**GIVEN PROBLEM:**
From the entries below, list each line with "this".
-- BEGIN MATERIAL TO PROCESS --
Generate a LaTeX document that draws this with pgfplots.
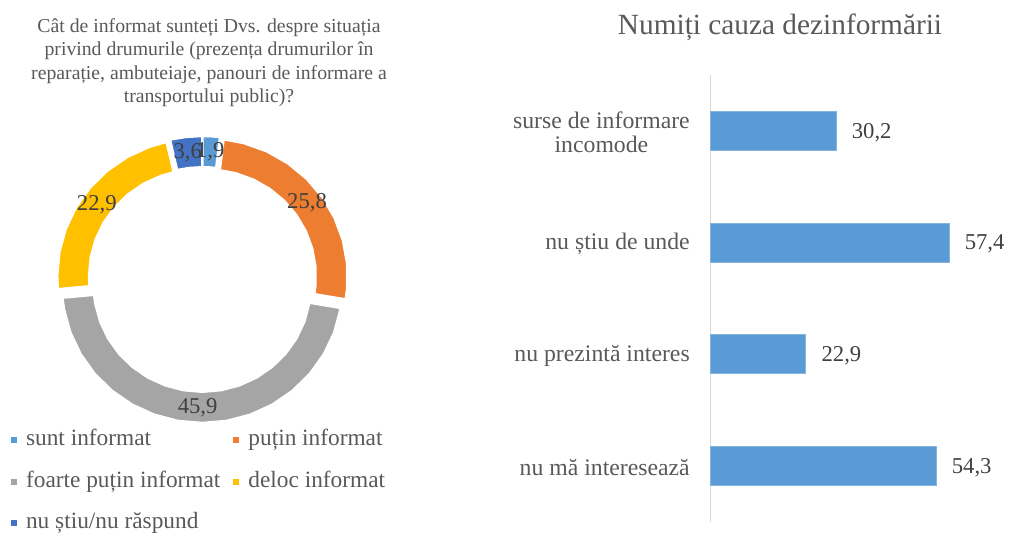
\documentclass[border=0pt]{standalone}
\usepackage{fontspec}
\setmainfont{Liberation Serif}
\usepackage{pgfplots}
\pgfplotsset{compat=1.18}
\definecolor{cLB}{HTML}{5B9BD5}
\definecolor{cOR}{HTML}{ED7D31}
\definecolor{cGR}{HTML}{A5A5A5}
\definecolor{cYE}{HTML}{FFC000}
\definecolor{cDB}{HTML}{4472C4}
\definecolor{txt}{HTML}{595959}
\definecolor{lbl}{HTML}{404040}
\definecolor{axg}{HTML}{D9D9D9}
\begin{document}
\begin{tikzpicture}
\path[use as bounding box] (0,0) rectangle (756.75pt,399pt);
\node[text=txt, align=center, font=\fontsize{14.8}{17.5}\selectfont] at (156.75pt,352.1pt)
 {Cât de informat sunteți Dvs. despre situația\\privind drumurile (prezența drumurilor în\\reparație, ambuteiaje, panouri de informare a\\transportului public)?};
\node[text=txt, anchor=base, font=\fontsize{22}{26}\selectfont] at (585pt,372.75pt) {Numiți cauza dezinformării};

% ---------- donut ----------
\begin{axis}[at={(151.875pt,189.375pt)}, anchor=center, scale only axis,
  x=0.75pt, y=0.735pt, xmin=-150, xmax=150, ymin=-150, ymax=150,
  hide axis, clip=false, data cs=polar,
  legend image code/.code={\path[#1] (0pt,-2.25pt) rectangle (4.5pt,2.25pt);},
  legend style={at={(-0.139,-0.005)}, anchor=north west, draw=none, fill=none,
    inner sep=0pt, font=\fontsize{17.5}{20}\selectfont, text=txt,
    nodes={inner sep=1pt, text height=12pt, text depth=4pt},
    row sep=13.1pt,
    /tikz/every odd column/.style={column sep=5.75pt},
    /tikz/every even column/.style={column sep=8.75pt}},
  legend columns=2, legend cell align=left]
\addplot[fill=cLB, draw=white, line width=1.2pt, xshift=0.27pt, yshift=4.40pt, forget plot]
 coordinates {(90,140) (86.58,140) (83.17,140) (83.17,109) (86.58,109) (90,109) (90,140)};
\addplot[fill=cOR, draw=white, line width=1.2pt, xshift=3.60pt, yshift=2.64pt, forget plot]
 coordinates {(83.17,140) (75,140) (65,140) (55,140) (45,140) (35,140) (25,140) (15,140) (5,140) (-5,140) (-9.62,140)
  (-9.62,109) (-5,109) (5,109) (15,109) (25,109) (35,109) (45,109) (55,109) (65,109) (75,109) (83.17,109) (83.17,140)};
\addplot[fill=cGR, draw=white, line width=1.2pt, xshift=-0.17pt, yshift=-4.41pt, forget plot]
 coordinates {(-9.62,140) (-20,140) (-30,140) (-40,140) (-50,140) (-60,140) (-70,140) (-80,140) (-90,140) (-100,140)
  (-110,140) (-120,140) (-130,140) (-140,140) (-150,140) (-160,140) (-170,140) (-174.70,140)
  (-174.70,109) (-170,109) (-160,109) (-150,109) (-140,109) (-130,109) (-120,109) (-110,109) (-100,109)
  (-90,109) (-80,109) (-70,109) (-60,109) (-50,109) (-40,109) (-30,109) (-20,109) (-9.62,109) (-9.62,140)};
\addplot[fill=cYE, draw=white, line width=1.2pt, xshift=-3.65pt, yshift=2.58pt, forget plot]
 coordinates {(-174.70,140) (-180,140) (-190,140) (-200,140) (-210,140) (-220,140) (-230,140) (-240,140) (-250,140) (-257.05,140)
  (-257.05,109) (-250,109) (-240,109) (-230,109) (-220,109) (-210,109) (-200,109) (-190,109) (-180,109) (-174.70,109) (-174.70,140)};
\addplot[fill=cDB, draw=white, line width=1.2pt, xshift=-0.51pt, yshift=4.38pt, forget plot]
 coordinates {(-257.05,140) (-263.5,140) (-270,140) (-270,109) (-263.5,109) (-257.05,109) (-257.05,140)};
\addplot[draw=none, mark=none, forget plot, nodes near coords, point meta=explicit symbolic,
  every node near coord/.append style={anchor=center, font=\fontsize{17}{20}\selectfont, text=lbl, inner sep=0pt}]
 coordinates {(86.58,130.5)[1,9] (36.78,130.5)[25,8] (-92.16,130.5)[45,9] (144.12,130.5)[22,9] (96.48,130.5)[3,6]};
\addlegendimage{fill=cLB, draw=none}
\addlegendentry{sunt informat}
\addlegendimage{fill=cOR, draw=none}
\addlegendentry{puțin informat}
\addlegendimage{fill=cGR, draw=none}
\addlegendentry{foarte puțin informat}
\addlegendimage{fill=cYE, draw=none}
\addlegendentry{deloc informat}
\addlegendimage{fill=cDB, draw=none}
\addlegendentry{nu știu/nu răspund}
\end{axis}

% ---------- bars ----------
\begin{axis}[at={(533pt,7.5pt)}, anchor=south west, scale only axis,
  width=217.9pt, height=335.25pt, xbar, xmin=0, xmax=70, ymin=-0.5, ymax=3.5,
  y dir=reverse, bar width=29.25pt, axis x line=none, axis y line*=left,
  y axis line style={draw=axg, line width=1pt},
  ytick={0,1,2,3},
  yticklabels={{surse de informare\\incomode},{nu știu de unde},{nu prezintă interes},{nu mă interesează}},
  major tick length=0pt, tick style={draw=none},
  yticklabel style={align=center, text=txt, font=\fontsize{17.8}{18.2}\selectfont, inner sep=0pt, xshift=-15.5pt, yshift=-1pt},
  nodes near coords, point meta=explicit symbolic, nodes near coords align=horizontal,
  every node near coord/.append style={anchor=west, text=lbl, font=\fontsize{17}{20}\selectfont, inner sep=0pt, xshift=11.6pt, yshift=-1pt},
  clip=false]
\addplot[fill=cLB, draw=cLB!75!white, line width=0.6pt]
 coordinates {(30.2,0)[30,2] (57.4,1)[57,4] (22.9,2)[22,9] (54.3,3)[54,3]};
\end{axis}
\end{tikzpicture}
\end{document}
-- END MATERIAL TO PROCESS --
-- BEGIN MATERIAL TO PROCESS --
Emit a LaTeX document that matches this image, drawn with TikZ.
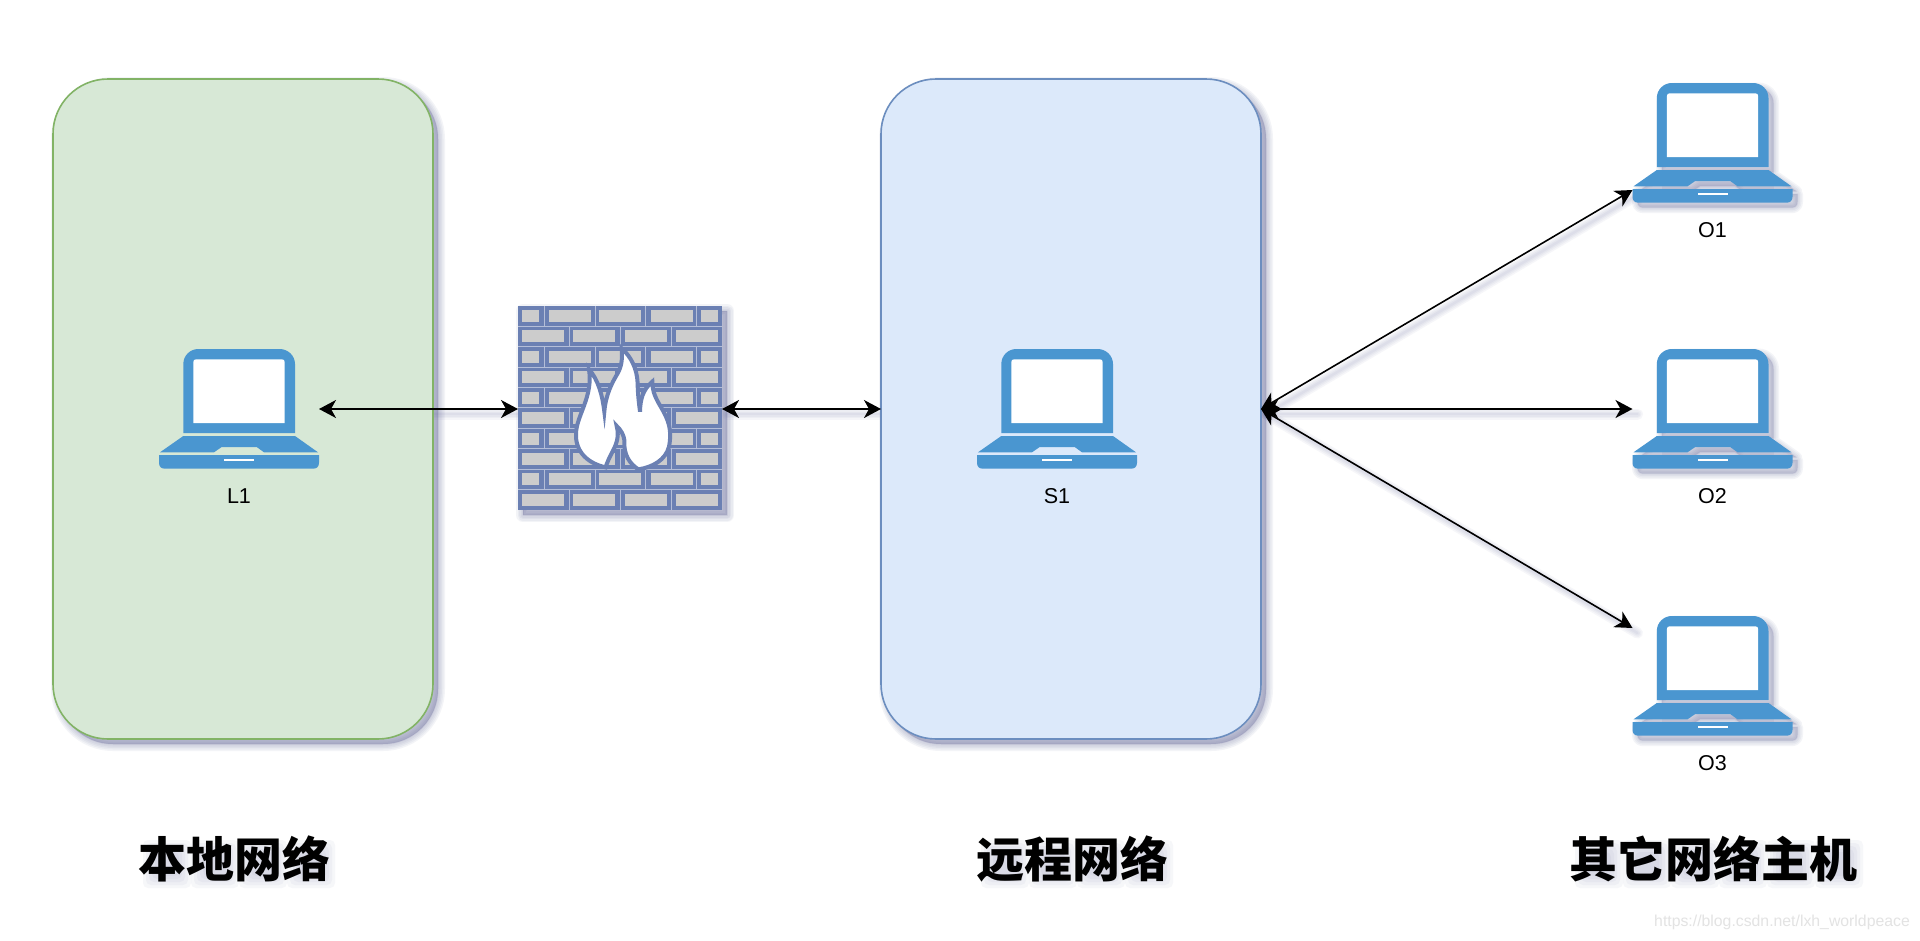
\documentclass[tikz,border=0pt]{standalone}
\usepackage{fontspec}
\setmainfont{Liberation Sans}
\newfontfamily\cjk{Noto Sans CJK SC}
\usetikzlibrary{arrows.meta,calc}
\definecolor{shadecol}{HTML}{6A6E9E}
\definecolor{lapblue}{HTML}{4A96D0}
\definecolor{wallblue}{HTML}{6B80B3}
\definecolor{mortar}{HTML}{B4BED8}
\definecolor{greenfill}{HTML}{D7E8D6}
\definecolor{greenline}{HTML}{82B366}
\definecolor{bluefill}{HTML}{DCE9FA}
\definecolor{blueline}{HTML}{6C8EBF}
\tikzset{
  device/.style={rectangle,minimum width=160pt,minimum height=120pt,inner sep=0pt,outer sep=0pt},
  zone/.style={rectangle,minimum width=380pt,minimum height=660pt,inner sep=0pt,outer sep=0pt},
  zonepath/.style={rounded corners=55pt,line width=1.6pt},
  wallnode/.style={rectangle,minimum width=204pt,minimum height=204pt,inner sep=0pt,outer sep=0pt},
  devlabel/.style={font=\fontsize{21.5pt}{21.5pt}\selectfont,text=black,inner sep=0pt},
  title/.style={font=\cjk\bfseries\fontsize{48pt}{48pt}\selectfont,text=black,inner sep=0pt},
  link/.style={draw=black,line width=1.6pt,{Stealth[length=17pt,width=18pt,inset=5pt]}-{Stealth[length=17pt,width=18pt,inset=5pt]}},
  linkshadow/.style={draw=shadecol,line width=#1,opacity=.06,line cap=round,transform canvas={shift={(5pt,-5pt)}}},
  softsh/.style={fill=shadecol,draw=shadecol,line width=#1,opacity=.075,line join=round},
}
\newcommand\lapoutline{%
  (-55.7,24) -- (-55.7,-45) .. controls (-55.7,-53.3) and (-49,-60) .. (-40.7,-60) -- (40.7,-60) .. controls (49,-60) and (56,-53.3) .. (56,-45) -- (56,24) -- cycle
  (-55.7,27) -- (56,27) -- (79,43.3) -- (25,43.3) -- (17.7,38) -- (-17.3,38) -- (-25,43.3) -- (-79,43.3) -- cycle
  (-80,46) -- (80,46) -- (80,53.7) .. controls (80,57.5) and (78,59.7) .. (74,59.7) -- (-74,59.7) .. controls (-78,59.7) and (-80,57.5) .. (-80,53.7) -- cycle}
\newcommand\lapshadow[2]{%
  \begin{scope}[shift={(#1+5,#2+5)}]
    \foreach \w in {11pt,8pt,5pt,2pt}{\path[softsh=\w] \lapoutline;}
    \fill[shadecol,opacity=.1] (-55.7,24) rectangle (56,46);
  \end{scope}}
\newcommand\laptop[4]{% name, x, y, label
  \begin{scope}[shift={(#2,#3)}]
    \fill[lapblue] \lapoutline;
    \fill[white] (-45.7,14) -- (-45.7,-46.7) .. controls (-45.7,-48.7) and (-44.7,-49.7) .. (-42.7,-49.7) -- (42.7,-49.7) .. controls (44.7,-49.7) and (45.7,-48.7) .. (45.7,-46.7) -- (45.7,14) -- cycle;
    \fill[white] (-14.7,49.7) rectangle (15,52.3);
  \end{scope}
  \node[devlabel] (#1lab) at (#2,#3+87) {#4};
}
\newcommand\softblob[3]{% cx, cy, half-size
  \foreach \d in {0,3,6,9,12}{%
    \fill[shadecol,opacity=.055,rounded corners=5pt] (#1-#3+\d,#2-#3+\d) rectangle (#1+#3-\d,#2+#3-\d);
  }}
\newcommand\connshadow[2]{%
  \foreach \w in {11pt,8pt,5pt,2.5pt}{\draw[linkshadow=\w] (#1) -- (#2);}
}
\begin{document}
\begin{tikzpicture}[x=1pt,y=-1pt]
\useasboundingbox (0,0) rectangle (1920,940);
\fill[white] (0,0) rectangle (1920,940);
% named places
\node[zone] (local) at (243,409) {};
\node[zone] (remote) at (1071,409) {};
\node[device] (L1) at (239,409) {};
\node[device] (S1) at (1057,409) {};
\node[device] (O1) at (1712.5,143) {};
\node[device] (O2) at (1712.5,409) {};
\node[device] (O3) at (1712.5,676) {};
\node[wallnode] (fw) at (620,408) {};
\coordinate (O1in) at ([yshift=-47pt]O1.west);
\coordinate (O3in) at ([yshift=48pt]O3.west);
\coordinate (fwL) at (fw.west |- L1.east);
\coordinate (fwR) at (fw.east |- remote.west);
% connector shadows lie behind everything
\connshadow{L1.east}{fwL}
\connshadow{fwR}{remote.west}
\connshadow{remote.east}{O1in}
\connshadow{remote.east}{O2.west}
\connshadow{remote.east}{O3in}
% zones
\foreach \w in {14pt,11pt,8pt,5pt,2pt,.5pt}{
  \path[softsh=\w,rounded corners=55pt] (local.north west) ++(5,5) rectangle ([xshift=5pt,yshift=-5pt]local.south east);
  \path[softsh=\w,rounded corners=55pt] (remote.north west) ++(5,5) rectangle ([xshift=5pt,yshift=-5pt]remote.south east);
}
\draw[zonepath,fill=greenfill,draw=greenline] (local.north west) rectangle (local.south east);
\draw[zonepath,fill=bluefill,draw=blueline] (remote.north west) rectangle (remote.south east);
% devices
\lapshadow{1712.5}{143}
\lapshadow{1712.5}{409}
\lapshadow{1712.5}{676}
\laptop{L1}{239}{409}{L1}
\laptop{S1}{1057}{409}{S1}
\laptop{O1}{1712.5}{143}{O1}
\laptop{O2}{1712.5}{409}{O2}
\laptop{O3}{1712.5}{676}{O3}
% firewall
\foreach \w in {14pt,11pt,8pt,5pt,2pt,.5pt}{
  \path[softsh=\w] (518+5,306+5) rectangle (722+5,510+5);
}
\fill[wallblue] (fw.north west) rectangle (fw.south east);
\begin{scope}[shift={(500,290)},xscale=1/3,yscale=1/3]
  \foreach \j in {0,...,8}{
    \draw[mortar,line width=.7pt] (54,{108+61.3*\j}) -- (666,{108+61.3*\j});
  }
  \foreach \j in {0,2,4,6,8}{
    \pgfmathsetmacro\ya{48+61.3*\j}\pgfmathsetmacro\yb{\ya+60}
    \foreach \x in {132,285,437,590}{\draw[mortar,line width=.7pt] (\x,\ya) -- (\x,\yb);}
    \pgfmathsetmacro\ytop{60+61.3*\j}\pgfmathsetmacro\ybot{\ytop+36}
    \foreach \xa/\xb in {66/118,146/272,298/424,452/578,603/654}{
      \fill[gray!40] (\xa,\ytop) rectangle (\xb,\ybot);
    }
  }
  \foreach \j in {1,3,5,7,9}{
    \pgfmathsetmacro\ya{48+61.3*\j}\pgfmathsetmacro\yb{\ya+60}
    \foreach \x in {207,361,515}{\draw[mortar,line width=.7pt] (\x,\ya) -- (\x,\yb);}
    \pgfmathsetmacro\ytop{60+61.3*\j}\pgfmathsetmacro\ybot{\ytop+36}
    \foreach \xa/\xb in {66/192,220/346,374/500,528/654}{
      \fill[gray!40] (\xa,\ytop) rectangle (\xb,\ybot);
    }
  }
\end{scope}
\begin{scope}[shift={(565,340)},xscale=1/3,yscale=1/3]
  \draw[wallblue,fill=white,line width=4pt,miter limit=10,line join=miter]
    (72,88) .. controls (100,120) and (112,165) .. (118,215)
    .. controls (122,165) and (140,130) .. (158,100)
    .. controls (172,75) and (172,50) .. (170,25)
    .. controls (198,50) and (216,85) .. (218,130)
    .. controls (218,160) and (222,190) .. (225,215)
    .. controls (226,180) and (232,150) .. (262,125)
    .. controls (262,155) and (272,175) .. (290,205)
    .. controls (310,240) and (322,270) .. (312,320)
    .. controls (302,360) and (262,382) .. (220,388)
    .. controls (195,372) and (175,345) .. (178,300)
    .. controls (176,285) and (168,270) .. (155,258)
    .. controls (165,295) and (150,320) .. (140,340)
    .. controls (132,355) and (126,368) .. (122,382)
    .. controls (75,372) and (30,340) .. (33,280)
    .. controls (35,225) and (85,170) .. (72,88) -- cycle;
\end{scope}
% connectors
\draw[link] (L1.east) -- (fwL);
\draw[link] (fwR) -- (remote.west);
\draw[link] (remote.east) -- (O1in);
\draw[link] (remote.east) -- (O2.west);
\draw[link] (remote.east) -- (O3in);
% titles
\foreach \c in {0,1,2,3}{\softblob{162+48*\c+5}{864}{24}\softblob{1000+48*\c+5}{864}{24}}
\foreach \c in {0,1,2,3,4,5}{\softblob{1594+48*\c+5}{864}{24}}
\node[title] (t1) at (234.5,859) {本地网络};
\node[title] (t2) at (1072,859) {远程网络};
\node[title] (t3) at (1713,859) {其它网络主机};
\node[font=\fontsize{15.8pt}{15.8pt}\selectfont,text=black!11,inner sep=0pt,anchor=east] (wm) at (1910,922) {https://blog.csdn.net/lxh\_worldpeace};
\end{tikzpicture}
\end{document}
-- END MATERIAL TO PROCESS --
**ANSWER TO THE EXERCISE:**
Generate a LaTeX document that draws this with pgfplots.
Emit a LaTeX document that matches this image, drawn with TikZ.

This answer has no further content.